— start —
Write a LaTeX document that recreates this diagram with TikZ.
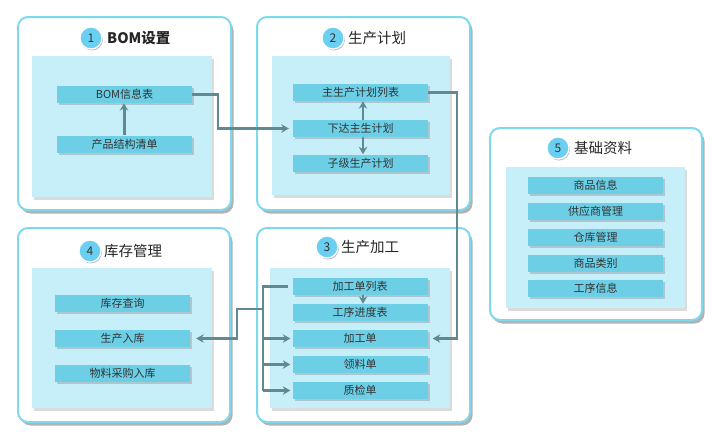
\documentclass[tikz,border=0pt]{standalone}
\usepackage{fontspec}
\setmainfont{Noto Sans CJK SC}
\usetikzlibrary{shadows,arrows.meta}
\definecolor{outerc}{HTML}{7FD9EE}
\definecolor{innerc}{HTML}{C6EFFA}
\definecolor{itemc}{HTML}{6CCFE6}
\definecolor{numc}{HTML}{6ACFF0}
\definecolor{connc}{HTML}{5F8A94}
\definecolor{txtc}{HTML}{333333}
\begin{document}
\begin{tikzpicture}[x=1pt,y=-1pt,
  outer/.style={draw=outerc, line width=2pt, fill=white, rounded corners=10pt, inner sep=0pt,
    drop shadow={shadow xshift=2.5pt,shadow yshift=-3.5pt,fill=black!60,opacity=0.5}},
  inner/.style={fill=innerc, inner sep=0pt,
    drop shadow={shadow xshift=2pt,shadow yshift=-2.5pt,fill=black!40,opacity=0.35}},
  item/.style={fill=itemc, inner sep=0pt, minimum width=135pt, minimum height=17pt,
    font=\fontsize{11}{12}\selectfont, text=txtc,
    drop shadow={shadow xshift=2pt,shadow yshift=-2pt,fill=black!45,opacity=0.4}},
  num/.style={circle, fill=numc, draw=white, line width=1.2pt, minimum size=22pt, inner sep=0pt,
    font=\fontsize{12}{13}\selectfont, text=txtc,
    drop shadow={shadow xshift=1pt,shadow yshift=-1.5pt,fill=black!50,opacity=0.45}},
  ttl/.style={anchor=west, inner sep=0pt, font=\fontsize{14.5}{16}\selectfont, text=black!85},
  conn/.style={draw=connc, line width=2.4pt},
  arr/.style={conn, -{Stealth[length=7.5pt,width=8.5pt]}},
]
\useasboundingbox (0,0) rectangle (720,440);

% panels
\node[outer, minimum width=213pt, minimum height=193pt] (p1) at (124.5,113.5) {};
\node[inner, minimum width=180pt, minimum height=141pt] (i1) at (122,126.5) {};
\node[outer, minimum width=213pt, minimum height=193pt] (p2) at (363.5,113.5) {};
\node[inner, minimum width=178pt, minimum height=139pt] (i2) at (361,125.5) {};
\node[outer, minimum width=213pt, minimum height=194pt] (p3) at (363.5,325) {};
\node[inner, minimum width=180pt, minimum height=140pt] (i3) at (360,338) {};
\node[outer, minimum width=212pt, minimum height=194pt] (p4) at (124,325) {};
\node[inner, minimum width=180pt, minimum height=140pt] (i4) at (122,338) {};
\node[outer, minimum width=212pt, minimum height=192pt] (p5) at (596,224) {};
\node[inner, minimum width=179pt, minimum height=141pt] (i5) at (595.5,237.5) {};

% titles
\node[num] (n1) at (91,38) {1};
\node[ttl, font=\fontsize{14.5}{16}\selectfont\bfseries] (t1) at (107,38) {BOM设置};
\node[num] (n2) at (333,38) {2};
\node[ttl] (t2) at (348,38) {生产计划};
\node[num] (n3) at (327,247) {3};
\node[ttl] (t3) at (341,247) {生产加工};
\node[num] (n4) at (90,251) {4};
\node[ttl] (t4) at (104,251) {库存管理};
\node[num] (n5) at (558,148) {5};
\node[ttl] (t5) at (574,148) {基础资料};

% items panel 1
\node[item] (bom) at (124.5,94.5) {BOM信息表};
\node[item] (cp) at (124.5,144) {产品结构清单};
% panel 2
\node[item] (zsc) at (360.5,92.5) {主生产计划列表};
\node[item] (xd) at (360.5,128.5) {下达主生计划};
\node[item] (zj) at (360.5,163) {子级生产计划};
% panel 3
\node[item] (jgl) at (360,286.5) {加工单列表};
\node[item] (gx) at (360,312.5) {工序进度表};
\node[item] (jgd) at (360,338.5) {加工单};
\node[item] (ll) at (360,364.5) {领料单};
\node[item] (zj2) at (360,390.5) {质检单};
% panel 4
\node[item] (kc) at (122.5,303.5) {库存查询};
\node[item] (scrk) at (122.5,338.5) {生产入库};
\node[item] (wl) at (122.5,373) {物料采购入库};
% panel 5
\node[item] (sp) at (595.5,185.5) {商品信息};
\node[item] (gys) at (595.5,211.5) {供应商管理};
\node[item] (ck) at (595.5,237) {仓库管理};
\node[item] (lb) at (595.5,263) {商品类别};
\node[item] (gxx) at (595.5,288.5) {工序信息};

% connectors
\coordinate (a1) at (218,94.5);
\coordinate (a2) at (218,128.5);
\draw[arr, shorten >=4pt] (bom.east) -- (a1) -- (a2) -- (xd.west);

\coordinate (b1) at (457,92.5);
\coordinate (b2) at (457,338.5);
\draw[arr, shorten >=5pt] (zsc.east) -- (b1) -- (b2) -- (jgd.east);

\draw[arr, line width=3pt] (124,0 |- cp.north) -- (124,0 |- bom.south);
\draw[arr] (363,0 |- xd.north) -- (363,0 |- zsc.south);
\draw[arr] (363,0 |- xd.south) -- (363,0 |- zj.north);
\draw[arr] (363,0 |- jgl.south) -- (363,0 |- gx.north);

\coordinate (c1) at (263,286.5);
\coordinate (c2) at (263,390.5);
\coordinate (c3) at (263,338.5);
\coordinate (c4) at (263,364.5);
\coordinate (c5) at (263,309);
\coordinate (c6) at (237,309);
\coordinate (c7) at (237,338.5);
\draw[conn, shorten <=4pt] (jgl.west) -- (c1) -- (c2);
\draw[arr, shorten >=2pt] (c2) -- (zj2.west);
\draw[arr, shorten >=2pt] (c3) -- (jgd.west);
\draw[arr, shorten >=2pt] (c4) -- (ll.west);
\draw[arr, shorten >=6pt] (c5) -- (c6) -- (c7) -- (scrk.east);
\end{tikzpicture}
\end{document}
— end —
**INSTRUCTION**
The material above holds pictures; copy everything else in it exactly.

**SOLUTION FOR THIS PROBLEM**
Write a LaTeX document that recreates this diagram with TikZ.
\documentclass[tikz,border=0pt]{standalone}
\usepackage{fontspec}
\setmainfont{Noto Sans CJK SC}
\usetikzlibrary{shadows,arrows.meta}
\definecolor{outerc}{HTML}{7FD9EE}
\definecolor{innerc}{HTML}{C6EFFA}
\definecolor{itemc}{HTML}{6CCFE6}
\definecolor{numc}{HTML}{6ACFF0}
\definecolor{connc}{HTML}{5F8A94}
\definecolor{txtc}{HTML}{333333}
\begin{document}
\begin{tikzpicture}[x=1pt,y=-1pt,
  outer/.style={draw=outerc, line width=2pt, fill=white, rounded corners=10pt, inner sep=0pt,
    drop shadow={shadow xshift=2.5pt,shadow yshift=-3.5pt,fill=black!60,opacity=0.5}},
  inner/.style={fill=innerc, inner sep=0pt,
    drop shadow={shadow xshift=2pt,shadow yshift=-2.5pt,fill=black!40,opacity=0.35}},
  item/.style={fill=itemc, inner sep=0pt, minimum width=135pt, minimum height=17pt,
    font=\fontsize{11}{12}\selectfont, text=txtc,
    drop shadow={shadow xshift=2pt,shadow yshift=-2pt,fill=black!45,opacity=0.4}},
  num/.style={circle, fill=numc, draw=white, line width=1.2pt, minimum size=22pt, inner sep=0pt,
    font=\fontsize{12}{13}\selectfont, text=txtc,
    drop shadow={shadow xshift=1pt,shadow yshift=-1.5pt,fill=black!50,opacity=0.45}},
  ttl/.style={anchor=west, inner sep=0pt, font=\fontsize{14.5}{16}\selectfont, text=black!85},
  conn/.style={draw=connc, line width=2.4pt},
  arr/.style={conn, -{Stealth[length=7.5pt,width=8.5pt]}},
]
\useasboundingbox (0,0) rectangle (720,440);

% panels
\node[outer, minimum width=213pt, minimum height=193pt] (p1) at (124.5,113.5) {};
\node[inner, minimum width=180pt, minimum height=141pt] (i1) at (122,126.5) {};
\node[outer, minimum width=213pt, minimum height=193pt] (p2) at (363.5,113.5) {};
\node[inner, minimum width=178pt, minimum height=139pt] (i2) at (361,125.5) {};
\node[outer, minimum width=213pt, minimum height=194pt] (p3) at (363.5,325) {};
\node[inner, minimum width=180pt, minimum height=140pt] (i3) at (360,338) {};
\node[outer, minimum width=212pt, minimum height=194pt] (p4) at (124,325) {};
\node[inner, minimum width=180pt, minimum height=140pt] (i4) at (122,338) {};
\node[outer, minimum width=212pt, minimum height=192pt] (p5) at (596,224) {};
\node[inner, minimum width=179pt, minimum height=141pt] (i5) at (595.5,237.5) {};

% titles
\node[num] (n1) at (91,38) {1};
\node[ttl, font=\fontsize{14.5}{16}\selectfont\bfseries] (t1) at (107,38) {BOM设置};
\node[num] (n2) at (333,38) {2};
\node[ttl] (t2) at (348,38) {生产计划};
\node[num] (n3) at (327,247) {3};
\node[ttl] (t3) at (341,247) {生产加工};
\node[num] (n4) at (90,251) {4};
\node[ttl] (t4) at (104,251) {库存管理};
\node[num] (n5) at (558,148) {5};
\node[ttl] (t5) at (574,148) {基础资料};

% items panel 1
\node[item] (bom) at (124.5,94.5) {BOM信息表};
\node[item] (cp) at (124.5,144) {产品结构清单};
% panel 2
\node[item] (zsc) at (360.5,92.5) {主生产计划列表};
\node[item] (xd) at (360.5,128.5) {下达主生计划};
\node[item] (zj) at (360.5,163) {子级生产计划};
% panel 3
\node[item] (jgl) at (360,286.5) {加工单列表};
\node[item] (gx) at (360,312.5) {工序进度表};
\node[item] (jgd) at (360,338.5) {加工单};
\node[item] (ll) at (360,364.5) {领料单};
\node[item] (zj2) at (360,390.5) {质检单};
% panel 4
\node[item] (kc) at (122.5,303.5) {库存查询};
\node[item] (scrk) at (122.5,338.5) {生产入库};
\node[item] (wl) at (122.5,373) {物料采购入库};
% panel 5
\node[item] (sp) at (595.5,185.5) {商品信息};
\node[item] (gys) at (595.5,211.5) {供应商管理};
\node[item] (ck) at (595.5,237) {仓库管理};
\node[item] (lb) at (595.5,263) {商品类别};
\node[item] (gxx) at (595.5,288.5) {工序信息};

% connectors
\coordinate (a1) at (218,94.5);
\coordinate (a2) at (218,128.5);
\draw[arr, shorten >=4pt] (bom.east) -- (a1) -- (a2) -- (xd.west);

\coordinate (b1) at (457,92.5);
\coordinate (b2) at (457,338.5);
\draw[arr, shorten >=5pt] (zsc.east) -- (b1) -- (b2) -- (jgd.east);

\draw[arr, line width=3pt] (124,0 |- cp.north) -- (124,0 |- bom.south);
\draw[arr] (363,0 |- xd.north) -- (363,0 |- zsc.south);
\draw[arr] (363,0 |- xd.south) -- (363,0 |- zj.north);
\draw[arr] (363,0 |- jgl.south) -- (363,0 |- gx.north);

\coordinate (c1) at (263,286.5);
\coordinate (c2) at (263,390.5);
\coordinate (c3) at (263,338.5);
\coordinate (c4) at (263,364.5);
\coordinate (c5) at (263,309);
\coordinate (c6) at (237,309);
\coordinate (c7) at (237,338.5);
\draw[conn, shorten <=4pt] (jgl.west) -- (c1) -- (c2);
\draw[arr, shorten >=2pt] (c2) -- (zj2.west);
\draw[arr, shorten >=2pt] (c3) -- (jgd.west);
\draw[arr, shorten >=2pt] (c4) -- (ll.west);
\draw[arr, shorten >=6pt] (c5) -- (c6) -- (c7) -- (scrk.east);
\end{tikzpicture}
\end{document}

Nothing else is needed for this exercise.